■ SET PROBLEM:
Print the entries below exactly as they appear, from the first line up to and including the line with "const legendTitle = '[階級]';". Do not print any pictures.

··· RECORDS ···

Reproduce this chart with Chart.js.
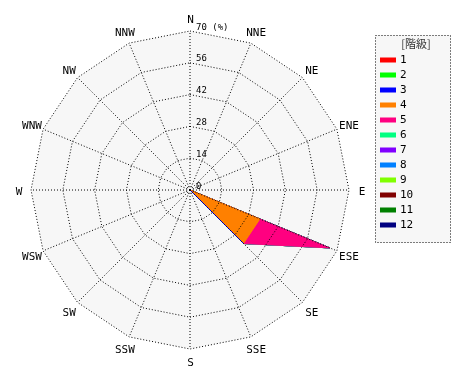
<!DOCTYPE html>
<html><head><meta charset="utf-8">
<script src="https://cdn.jsdelivr.net/npm/chart.js@4"></script>
<style>html,body{margin:0;padding:0;background:#fff}canvas{display:block}</style>
</head><body>
<canvas id="c" width="470" height="380"></canvas>
<script>
const directions = ['N','NNE','NE','ENE','E','ESE','SE','SSE','S','SSW','SW','WSW','W','WNW','NW','NNW'];
const classLabels = ['1','2','3','4','5','6','7','8','9','10','11','12'];
const classColors = ['#ff0000','#00ff00','#0000ff','#ff8000','#ff0080','#00ff80','#8000ff','#0080ff','#80ff00','#800000','#008000','#000080'];
const tickValues = [0,14,28,42,56,70];
const unitLabel = '(%)';
const legendTitle = '[階級]';

//                 N  NNE NE ENE E  ESE   SE    SSE S SSW SW WSW W WNW NW NNW
const class1  = [0, 0, 0, 0, 0, 0,    0,    0, 0, 0, 0, 0, 0, 0, 0, 0];
const class2  = [0, 0, 0, 0, 0, 0,    0,    0, 0, 0, 0, 0, 0, 0, 0, 0];
const class3  = [0, 0, 0, 0, 0, 0,    33.3, 0, 0, 0, 0, 0, 0, 0, 0, 0];
const class4  = [0, 0, 0, 0, 0, 33.3, 0,    0, 0, 0, 0, 0, 0, 0, 0, 0];
const class5  = [0, 0, 0, 0, 0, 33.3, 0,    0, 0, 0, 0, 0, 0, 0, 0, 0];
const class6  = [0, 0, 0, 0, 0, 0,    0,    0, 0, 0, 0, 0, 0, 0, 0, 0];
const class7  = [0, 0, 0, 0, 0, 0,    0,    0, 0, 0, 0, 0, 0, 0, 0, 0];
const class8  = [0, 0, 0, 0, 0, 0,    0,    0, 0, 0, 0, 0, 0, 0, 0, 0];
const class9  = [0, 0, 0, 0, 0, 0,    0,    0, 0, 0, 0, 0, 0, 0, 0, 0];
const class10 = [0, 0, 0, 0, 0, 0,    0,    0, 0, 0, 0, 0, 0, 0, 0, 0];
const class11 = [0, 0, 0, 0, 0, 0,    0,    0, 0, 0, 0, 0, 0, 0, 0, 0];
const class12 = [0, 0, 0, 0, 0, 0,    0,    0, 0, 0, 0, 0, 0, 0, 0, 0];
const classValues = [class1,class2,class3,class4,class5,class6,class7,class8,class9,class10,class11,class12];

// stacked (cumulative) values per class
const cumulative = [];
let running = directions.map(() => 0);
classValues.forEach(v => { running = running.map((s, i) => s + v[i]); cumulative.push(running.slice()); });

const datasets = classLabels.map((lab, k) => ({
  label: lab,
  data: cumulative[k],
  backgroundColor: classColors[k],
  borderColor: classColors[k],
  borderWidth: 1,
  pointRadius: 0,
  pointHoverRadius: 0,
  fill: 'origin'
}));

const MONO = '"DejaVu Sans Mono", monospace';

const roseDecor = {
  id: 'roseDecor',
  beforeDraw(chart) {
    const s = chart.scales.r, ctx = chart.ctx;
    const R = s.getDistanceFromCenterForValue(s.max);
    ctx.save();
    ctx.beginPath();
    directions.forEach((d, i) => {
      const p = s.getPointPosition(i, R);
      if (i === 0) ctx.moveTo(p.x, p.y); else ctx.lineTo(p.x, p.y);
    });
    ctx.closePath();
    ctx.fillStyle = '#f7f7f7';
    ctx.fill();
    ctx.restore();
  },
  afterDraw(chart) {
    const s = chart.scales.r, ctx = chart.ctx;
    const R = s.getDistanceFromCenterForValue(s.max);
    ctx.save();
    // direction labels
    ctx.fillStyle = '#000';
    ctx.font = '11px ' + MONO;
    ctx.textAlign = 'center';
    ctx.textBaseline = 'middle';
    directions.forEach((d, i) => {
      const p = s.getPointPosition(i, R + 12.5);
      ctx.fillText(d, p.x + 0.5, p.y + 2);
    });
    // radial tick labels
    ctx.font = '9px ' + MONO;
    ctx.textAlign = 'left';
    ctx.textBaseline = 'alphabetic';
    tickValues.forEach((v, i) => {
      const y = s.yCenter - s.getDistanceFromCenterForValue(v);
      const txt = i === tickValues.length - 1 ? v + ' ' + unitLabel : String(v);
      ctx.fillText(txt, s.xCenter + 6, y - 1.5);
    });
    // legend
    const lx = 375, ly = 35, lw = 76, lh = 208;
    ctx.fillStyle = '#f7f7f7';
    ctx.fillRect(lx, ly, lw, lh);
    ctx.setLineDash([1, 2]);
    ctx.strokeStyle = '#000';
    ctx.lineWidth = 1;
    ctx.strokeRect(lx + 0.5, ly + 0.5, lw - 1, lh - 1);
    ctx.setLineDash([]);
    ctx.fillStyle = '#333';
    ctx.font = '11px "Noto Sans CJK JP", sans-serif';
    ctx.textAlign = 'center';
    ctx.textBaseline = 'middle';
    ctx.fillText(legendTitle, lx + 41, ly + 9);
    ctx.font = '11px ' + MONO;
    ctx.textAlign = 'left';
    chart.data.datasets.forEach((ds, k) => {
      const y = ly + 25 + 15 * k;
      ctx.fillStyle = ds.backgroundColor;
      ctx.fillRect(lx + 5, y - 2.5, 16, 5);
      ctx.fillStyle = '#000';
      ctx.fillText(ds.label, lx + 25, y);
    });
    ctx.restore();
  }
};

new Chart(document.getElementById('c'), {
  type: 'radar',
  data: { labels: directions, datasets },
  options: {
    responsive: false,
    animation: false,
    events: [],
    layout: { padding: { left: 30, top: 31, right: 120, bottom: 30 } },
    elements: { line: { tension: 0 } },
    plugins: { legend: { display: false }, tooltip: { enabled: false } },
    scales: {
      r: {
        min: 0, max: 70,
        startAngle: 0,
        ticks: { stepSize: 14, display: false },
        pointLabels: { display: false },
        grid: { color: '#000', lineWidth: 1, circular: false, z: 1 },
        border: { dash: [1, 2] },
        angleLines: { color: '#000', lineWidth: 1, borderDash: [1, 2] }
      }
    }
  },
  plugins: [roseDecor]
});
</script>
</body></html>
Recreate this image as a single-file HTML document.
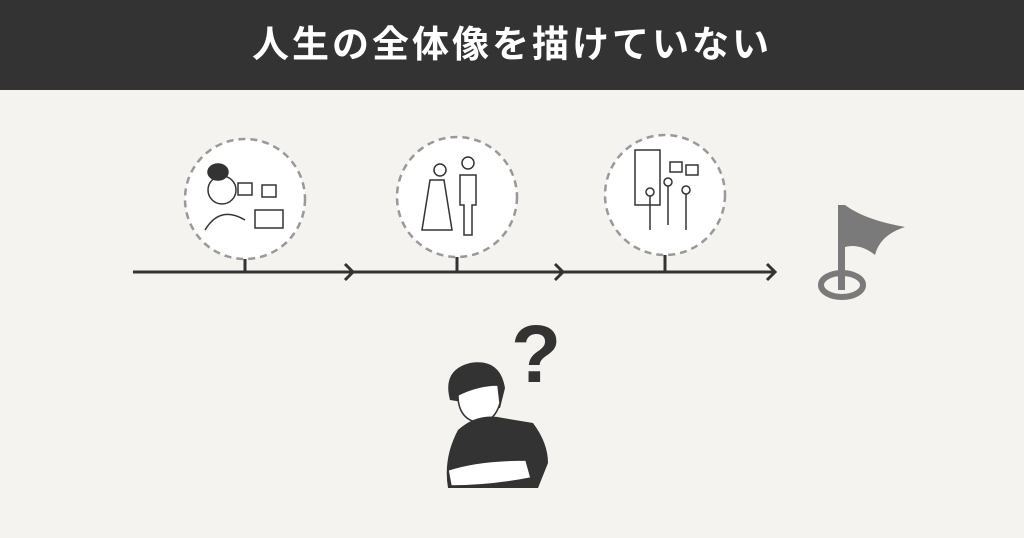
<!DOCTYPE html>
<html><head><meta charset="utf-8"><style>
body{margin:0;width:1024px;height:538px;background:#f4f3ef;overflow:hidden;font-family:"Liberation Sans","Noto Sans CJK JP",sans-serif}
.h{position:absolute;left:0;top:0;width:1024px;height:90px;background:#333;color:#fff;font-size:37px;font-weight:bold;text-align:center;line-height:90px;letter-spacing:3px}
</style></head><body>
<div class="h">人生の全体像を描けていない</div>
<svg width="1024" height="538" style="position:absolute;left:0;top:0">
<g fill="#fff" stroke="#999" stroke-width="2.5" stroke-dasharray="7 5">
<circle cx="245" cy="199" r="60"/><circle cx="457" cy="197" r="60"/><circle cx="665" cy="195" r="60"/>
</g>
<g stroke="#333" stroke-width="3" fill="none">
<line x1="133" y1="272" x2="775" y2="272"/>
<line x1="245" y1="259" x2="245" y2="272"/><line x1="457" y1="257" x2="457" y2="272"/><line x1="665" y1="255" x2="665" y2="272"/>
<polyline points="345,264 353,272 345,280"/><polyline points="555,264 563,272 555,280"/><polyline points="767,264 775,272 767,280"/>
</g>
<g stroke="#333" stroke-width="1.5" fill="none">
<circle cx="222" cy="190" r="14"/><ellipse cx="218" cy="172" rx="10" ry="8" fill="#333"/>
<path d="M205 230 q15 -25 40 -10"/><rect x="238" y="183" width="14" height="12"/><rect x="262" y="185" width="14" height="12"/>
<rect x="255" y="210" width="28" height="18"/>
<circle cx="440" cy="170" r="6"/><path d="M430 180 l-8 50 h30 l-8 -50z"/>
<circle cx="468" cy="163" r="6"/><path d="M460 175 h16 v30 h-4 v30 h-8 v-30 h-4z"/>
<rect x="635" y="150" width="25" height="55"/><rect x="670" y="162" width="12" height="10"/><rect x="686" y="165" width="12" height="10"/>
<circle cx="650" cy="192" r="4"/><line x1="650" y1="196" x2="650" y2="230"/>
<circle cx="668" cy="182" r="4"/><line x1="668" y1="186" x2="668" y2="225"/>
<circle cx="686" cy="190" r="4"/><line x1="686" y1="194" x2="686" y2="230"/>
</g>
<ellipse cx="842" cy="285" rx="21" ry="12" fill="none" stroke="#7a7a7a" stroke-width="6"/>
<rect x="838" y="205" width="7" height="85" fill="#7a7a7a"/>
<path d="M845 205 q20 15 60 22 q-25 8 -30 28 q-15 -12 -30 -8z" fill="#7a7a7a"/>
<text x="536" y="382" font-size="82" font-weight="bold" fill="#333" text-anchor="middle" font-family="Liberation Sans">?</text>
<path d="M450 400 q-8 -30 20 -37 q30 -5 35 25 l-5 20 z" fill="#333"/>
<path d="M458 395 q0 25 22 28 q15 -2 20 -20 l-2 -18 q-20 0 -40 10z" fill="#fff" stroke="#333" stroke-width="1.5"/>
<path d="M458 430 q20 -18 45 -12 l30 5 q15 20 15 40 l-10 25 h-90 q-5 -30 10 -58z" fill="#333"/>
<path d="M448 470 q30 -10 78 -10 l5 18 q-40 8 -80 8z" fill="#fff" stroke="#333" stroke-width="1.5"/>
</svg>
</body></html>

···

■ REPLY TO THE TASK:
Reproduce this chart with Chart.js.
<!DOCTYPE html>
<html><head><meta charset="utf-8">
<script src="https://cdn.jsdelivr.net/npm/chart.js@4"></script>
<style>html,body{margin:0;padding:0;background:#fff}canvas{display:block}</style>
</head><body>
<canvas id="c" width="470" height="380"></canvas>
<script>
const directions = ['N','NNE','NE','ENE','E','ESE','SE','SSE','S','SSW','SW','WSW','W','WNW','NW','NNW'];
const classLabels = ['1','2','3','4','5','6','7','8','9','10','11','12'];
const classColors = ['#ff0000','#00ff00','#0000ff','#ff8000','#ff0080','#00ff80','#8000ff','#0080ff','#80ff00','#800000','#008000','#000080'];
const tickValues = [0,14,28,42,56,70];
const unitLabel = '(%)';
const legendTitle = '[階級]';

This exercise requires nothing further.